John Mellencamp

Associated Press

New York:

Two years ago, John Mellencamp didn’t expect to make another album for a major record label. He’d left Columbia Records after arguing with the company’s executives over “Peaceful World”, a song about racism on his 2001 album, ‘Cuttin’ Heads’. Executives felt the song was incendiary; he insisted on its inclusion. Mellencamp eventually won, but the episode was enough to sour him for good on the music business.

Or so he thought. Mellencamp, whose hits include “Pink Houses” and “Jack and Diane”, has been pulled back in for ‘Trouble No More’, an album of blues and folk covers. Columbia executives asked him to record it after hearing him play Robert Johnson’s “Stones in My Passway” at a memorial concert last year for Billboard editor Timothy White. True to form, Mellencamp has already created a stir with one track from the new album: “To Washington”, a traditional folk song for which he wrote new lyrics. The song was released as a single as the war with Iraq began.

The 51-year-old singer took heat for its apparent critique of President George W Bush: “So a new man in the White House, With a familiar name, said he had some fresh ideas, But it’s worse now since he came.” Mellencamp, a proud Hoosier, is still based in Bloomington, Indiana, where he lives with his wife and children. How did you pick the songs for ‘Trouble No More’?

Initially there was a vision of trying to do only folk and blues from the 1930s to 1950s, but then you start looking around. I do that song by Lucinda Williams (“Lafayette”, from 1980’s ‘Happy Woman Blues’). When I got into rehearsal, I said, ‘I feel funny about doing this song,’ but I wanted to do one with a Louisiana feel. I’m not going to eliminate a song just because it’s newer. When you were writing the lyrics for “To Washington”, did you think they would be negatively received?

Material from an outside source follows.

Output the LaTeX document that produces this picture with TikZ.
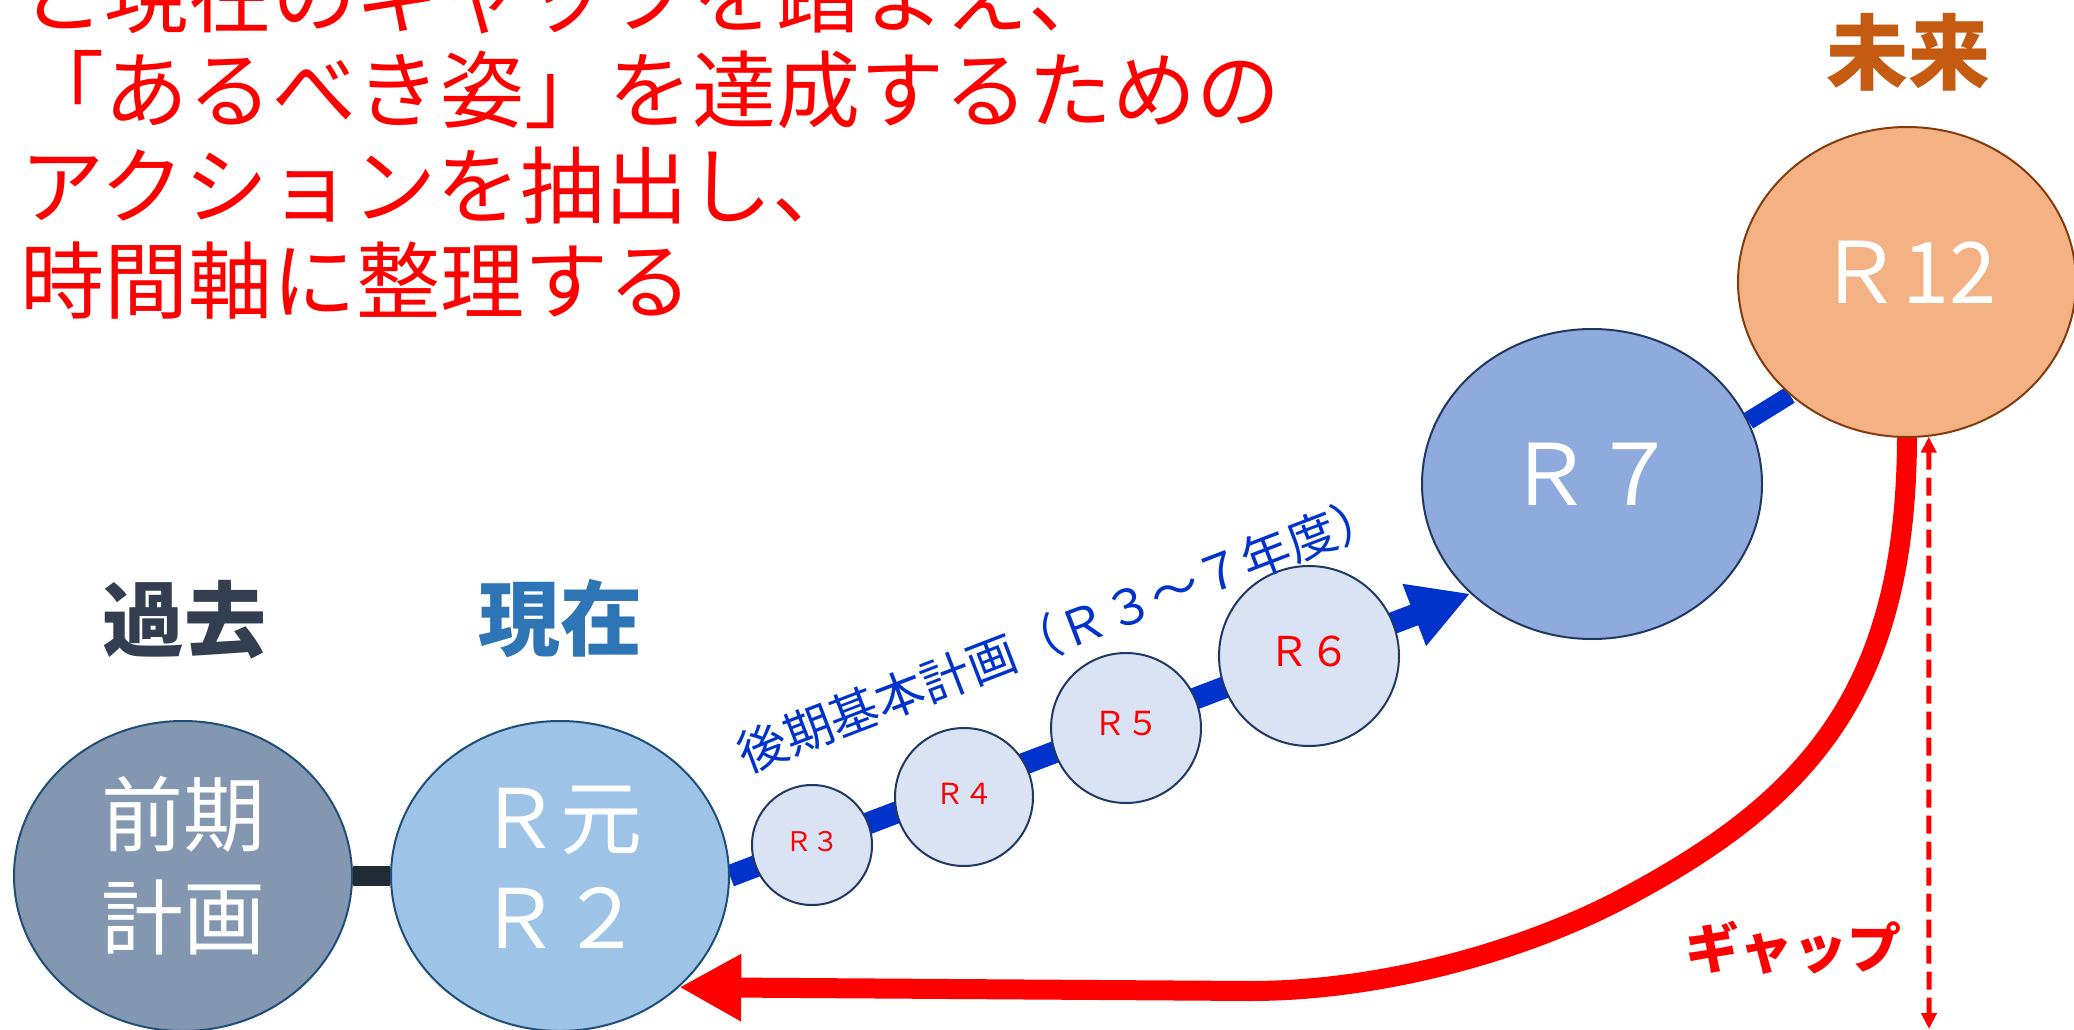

Never dawned on me. Because I’ve written such scathing songs on the landscape of America. The song was written before we went to war. There wasn’t talk of leaving the UN yet, but if there had been, that would have been in the song, too. You’ve become disillusioned with the music industry and major labels in particular. Why? The record companies think (artists) all need to have their clothes off and bellybutton rings and there’s no room for songs now that try to do anything more than entertain for the moment. I started out playing in bars when I was a kid, doing four sets a night, doing cover songs. Most singers today started on the ‘Mickey Mouse Club’. What will the musical you’re writing with Stephen King be like?

(Laughing) I can tell what it’s not going to be like: It won’t be ‘Jack and Diane’ meets ‘Cujo’. He’s already written the story — it’s very beautiful, more like ‘The Green Mile’. It’s an American story about an American family. Some of the characters are 100 years old, some are 15. So, that will give me the opportunity to write for each character in a different style. I ain’t writing a bunch of (darn) rock songs.

Do you ever worry about being perceived as too serious? No. I’ve read reviews where they say I’m crabby; I can’t argue that. What I worry about is that people over the last 30 years have pegged me as a Mid-western rocker. Let’s look at the history of Mid-western rock — (bands such as) REO Speedwagon. I don’t do that.